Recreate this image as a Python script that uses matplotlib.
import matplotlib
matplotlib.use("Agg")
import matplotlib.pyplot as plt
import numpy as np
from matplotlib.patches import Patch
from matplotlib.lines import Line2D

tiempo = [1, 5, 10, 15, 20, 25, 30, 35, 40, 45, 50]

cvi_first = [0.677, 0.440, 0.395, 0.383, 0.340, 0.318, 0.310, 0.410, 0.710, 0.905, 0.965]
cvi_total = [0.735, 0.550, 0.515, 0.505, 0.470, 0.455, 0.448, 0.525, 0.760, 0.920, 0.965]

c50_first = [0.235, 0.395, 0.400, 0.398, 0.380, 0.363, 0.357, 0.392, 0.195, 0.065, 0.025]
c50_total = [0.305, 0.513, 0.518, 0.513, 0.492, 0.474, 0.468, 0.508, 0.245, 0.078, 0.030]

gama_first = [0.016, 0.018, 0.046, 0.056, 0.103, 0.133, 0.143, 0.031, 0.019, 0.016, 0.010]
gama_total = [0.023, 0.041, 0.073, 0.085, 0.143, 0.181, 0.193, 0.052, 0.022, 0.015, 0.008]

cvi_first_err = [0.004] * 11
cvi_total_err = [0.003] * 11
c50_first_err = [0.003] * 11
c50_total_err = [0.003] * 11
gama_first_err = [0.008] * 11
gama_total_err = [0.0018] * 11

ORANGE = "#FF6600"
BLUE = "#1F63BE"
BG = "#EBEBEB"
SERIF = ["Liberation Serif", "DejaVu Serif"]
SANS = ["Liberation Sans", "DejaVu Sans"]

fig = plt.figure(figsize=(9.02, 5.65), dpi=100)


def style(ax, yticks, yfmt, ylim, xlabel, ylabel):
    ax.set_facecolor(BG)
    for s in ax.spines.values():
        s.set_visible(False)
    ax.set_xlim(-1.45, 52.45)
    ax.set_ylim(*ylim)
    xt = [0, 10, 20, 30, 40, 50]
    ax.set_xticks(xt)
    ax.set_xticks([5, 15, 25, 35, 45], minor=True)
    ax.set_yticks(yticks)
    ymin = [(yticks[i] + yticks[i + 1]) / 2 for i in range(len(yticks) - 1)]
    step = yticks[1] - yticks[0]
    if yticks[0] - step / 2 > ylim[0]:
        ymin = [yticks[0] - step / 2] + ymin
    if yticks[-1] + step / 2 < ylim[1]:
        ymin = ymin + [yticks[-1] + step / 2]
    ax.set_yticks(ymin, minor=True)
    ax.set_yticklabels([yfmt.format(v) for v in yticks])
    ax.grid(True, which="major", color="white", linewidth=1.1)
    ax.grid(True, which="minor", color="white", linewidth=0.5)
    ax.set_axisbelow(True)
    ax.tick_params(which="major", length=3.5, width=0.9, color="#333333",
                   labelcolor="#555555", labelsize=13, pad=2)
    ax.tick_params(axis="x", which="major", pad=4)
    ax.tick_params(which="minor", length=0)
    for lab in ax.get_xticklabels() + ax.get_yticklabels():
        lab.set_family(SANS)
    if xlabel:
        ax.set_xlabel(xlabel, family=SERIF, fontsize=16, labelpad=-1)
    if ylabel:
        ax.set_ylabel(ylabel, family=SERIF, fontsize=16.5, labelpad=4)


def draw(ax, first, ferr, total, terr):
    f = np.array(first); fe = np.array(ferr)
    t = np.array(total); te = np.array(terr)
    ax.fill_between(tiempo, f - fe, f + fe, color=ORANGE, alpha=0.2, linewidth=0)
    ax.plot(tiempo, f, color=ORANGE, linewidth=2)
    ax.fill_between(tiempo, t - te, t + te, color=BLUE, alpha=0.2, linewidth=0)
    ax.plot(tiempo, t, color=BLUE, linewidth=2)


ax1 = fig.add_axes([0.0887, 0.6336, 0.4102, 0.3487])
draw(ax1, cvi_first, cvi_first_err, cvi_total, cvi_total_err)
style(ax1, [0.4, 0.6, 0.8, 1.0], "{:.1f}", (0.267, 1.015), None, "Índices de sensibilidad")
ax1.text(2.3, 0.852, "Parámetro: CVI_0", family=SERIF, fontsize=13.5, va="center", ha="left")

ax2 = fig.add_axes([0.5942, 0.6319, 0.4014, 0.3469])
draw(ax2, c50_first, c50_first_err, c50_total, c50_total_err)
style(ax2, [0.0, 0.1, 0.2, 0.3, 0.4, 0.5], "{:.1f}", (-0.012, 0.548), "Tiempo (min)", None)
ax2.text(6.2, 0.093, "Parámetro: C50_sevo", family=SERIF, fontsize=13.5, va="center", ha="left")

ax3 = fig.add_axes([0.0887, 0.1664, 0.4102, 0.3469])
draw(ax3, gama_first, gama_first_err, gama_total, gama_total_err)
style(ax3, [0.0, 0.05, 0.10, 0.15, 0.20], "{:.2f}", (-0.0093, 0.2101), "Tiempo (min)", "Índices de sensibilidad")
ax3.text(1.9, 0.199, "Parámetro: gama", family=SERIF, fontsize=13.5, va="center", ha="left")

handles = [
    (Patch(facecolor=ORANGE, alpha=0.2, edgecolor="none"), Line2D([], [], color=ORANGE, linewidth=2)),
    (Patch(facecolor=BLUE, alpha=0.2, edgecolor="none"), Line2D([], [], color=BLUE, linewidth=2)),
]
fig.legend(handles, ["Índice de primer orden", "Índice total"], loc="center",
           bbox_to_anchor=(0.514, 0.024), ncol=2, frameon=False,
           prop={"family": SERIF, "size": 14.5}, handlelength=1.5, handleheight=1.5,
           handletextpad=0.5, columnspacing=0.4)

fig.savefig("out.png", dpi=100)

=== DIRECTION ===
Print the material verbatim, all of it.

=== EXPECTED ANSWER ===
Recreate this image as a Python script that uses matplotlib.
import matplotlib
matplotlib.use("Agg")
import matplotlib.pyplot as plt
import numpy as np
from matplotlib.patches import Patch
from matplotlib.lines import Line2D

tiempo = [1, 5, 10, 15, 20, 25, 30, 35, 40, 45, 50]

cvi_first = [0.677, 0.440, 0.395, 0.383, 0.340, 0.318, 0.310, 0.410, 0.710, 0.905, 0.965]
cvi_total = [0.735, 0.550, 0.515, 0.505, 0.470, 0.455, 0.448, 0.525, 0.760, 0.920, 0.965]

c50_first = [0.235, 0.395, 0.400, 0.398, 0.380, 0.363, 0.357, 0.392, 0.195, 0.065, 0.025]
c50_total = [0.305, 0.513, 0.518, 0.513, 0.492, 0.474, 0.468, 0.508, 0.245, 0.078, 0.030]

gama_first = [0.016, 0.018, 0.046, 0.056, 0.103, 0.133, 0.143, 0.031, 0.019, 0.016, 0.010]
gama_total = [0.023, 0.041, 0.073, 0.085, 0.143, 0.181, 0.193, 0.052, 0.022, 0.015, 0.008]

cvi_first_err = [0.004] * 11
cvi_total_err = [0.003] * 11
c50_first_err = [0.003] * 11
c50_total_err = [0.003] * 11
gama_first_err = [0.008] * 11
gama_total_err = [0.0018] * 11

ORANGE = "#FF6600"
BLUE = "#1F63BE"
BG = "#EBEBEB"
SERIF = ["Liberation Serif", "DejaVu Serif"]
SANS = ["Liberation Sans", "DejaVu Sans"]

fig = plt.figure(figsize=(9.02, 5.65), dpi=100)


def style(ax, yticks, yfmt, ylim, xlabel, ylabel):
    ax.set_facecolor(BG)
    for s in ax.spines.values():
        s.set_visible(False)
    ax.set_xlim(-1.45, 52.45)
    ax.set_ylim(*ylim)
    xt = [0, 10, 20, 30, 40, 50]
    ax.set_xticks(xt)
    ax.set_xticks([5, 15, 25, 35, 45], minor=True)
    ax.set_yticks(yticks)
    ymin = [(yticks[i] + yticks[i + 1]) / 2 for i in range(len(yticks) - 1)]
    step = yticks[1] - yticks[0]
    if yticks[0] - step / 2 > ylim[0]:
        ymin = [yticks[0] - step / 2] + ymin
    if yticks[-1] + step / 2 < ylim[1]:
        ymin = ymin + [yticks[-1] + step / 2]
    ax.set_yticks(ymin, minor=True)
    ax.set_yticklabels([yfmt.format(v) for v in yticks])
    ax.grid(True, which="major", color="white", linewidth=1.1)
    ax.grid(True, which="minor", color="white", linewidth=0.5)
    ax.set_axisbelow(True)
    ax.tick_params(which="major", length=3.5, width=0.9, color="#333333",
                   labelcolor="#555555", labelsize=13, pad=2)
    ax.tick_params(axis="x", which="major", pad=4)
    ax.tick_params(which="minor", length=0)
    for lab in ax.get_xticklabels() + ax.get_yticklabels():
        lab.set_family(SANS)
    if xlabel:
        ax.set_xlabel(xlabel, family=SERIF, fontsize=16, labelpad=-1)
    if ylabel:
        ax.set_ylabel(ylabel, family=SERIF, fontsize=16.5, labelpad=4)


def draw(ax, first, ferr, total, terr):
    f = np.array(first); fe = np.array(ferr)
    t = np.array(total); te = np.array(terr)
    ax.fill_between(tiempo, f - fe, f + fe, color=ORANGE, alpha=0.2, linewidth=0)
    ax.plot(tiempo, f, color=ORANGE, linewidth=2)
    ax.fill_between(tiempo, t - te, t + te, color=BLUE, alpha=0.2, linewidth=0)
    ax.plot(tiempo, t, color=BLUE, linewidth=2)


ax1 = fig.add_axes([0.0887, 0.6336, 0.4102, 0.3487])
draw(ax1, cvi_first, cvi_first_err, cvi_total, cvi_total_err)
style(ax1, [0.4, 0.6, 0.8, 1.0], "{:.1f}", (0.267, 1.015), None, "Índices de sensibilidad")
ax1.text(2.3, 0.852, "Parámetro: CVI_0", family=SERIF, fontsize=13.5, va="center", ha="left")

ax2 = fig.add_axes([0.5942, 0.6319, 0.4014, 0.3469])
draw(ax2, c50_first, c50_first_err, c50_total, c50_total_err)
style(ax2, [0.0, 0.1, 0.2, 0.3, 0.4, 0.5], "{:.1f}", (-0.012, 0.548), "Tiempo (min)", None)
ax2.text(6.2, 0.093, "Parámetro: C50_sevo", family=SERIF, fontsize=13.5, va="center", ha="left")

ax3 = fig.add_axes([0.0887, 0.1664, 0.4102, 0.3469])
draw(ax3, gama_first, gama_first_err, gama_total, gama_total_err)
style(ax3, [0.0, 0.05, 0.10, 0.15, 0.20], "{:.2f}", (-0.0093, 0.2101), "Tiempo (min)", "Índices de sensibilidad")
ax3.text(1.9, 0.199, "Parámetro: gama", family=SERIF, fontsize=13.5, va="center", ha="left")

handles = [
    (Patch(facecolor=ORANGE, alpha=0.2, edgecolor="none"), Line2D([], [], color=ORANGE, linewidth=2)),
    (Patch(facecolor=BLUE, alpha=0.2, edgecolor="none"), Line2D([], [], color=BLUE, linewidth=2)),
]
fig.legend(handles, ["Índice de primer orden", "Índice total"], loc="center",
           bbox_to_anchor=(0.514, 0.024), ncol=2, frameon=False,
           prop={"family": SERIF, "size": 14.5}, handlelength=1.5, handleheight=1.5,
           handletextpad=0.5, columnspacing=0.4)

fig.savefig("out.png", dpi=100)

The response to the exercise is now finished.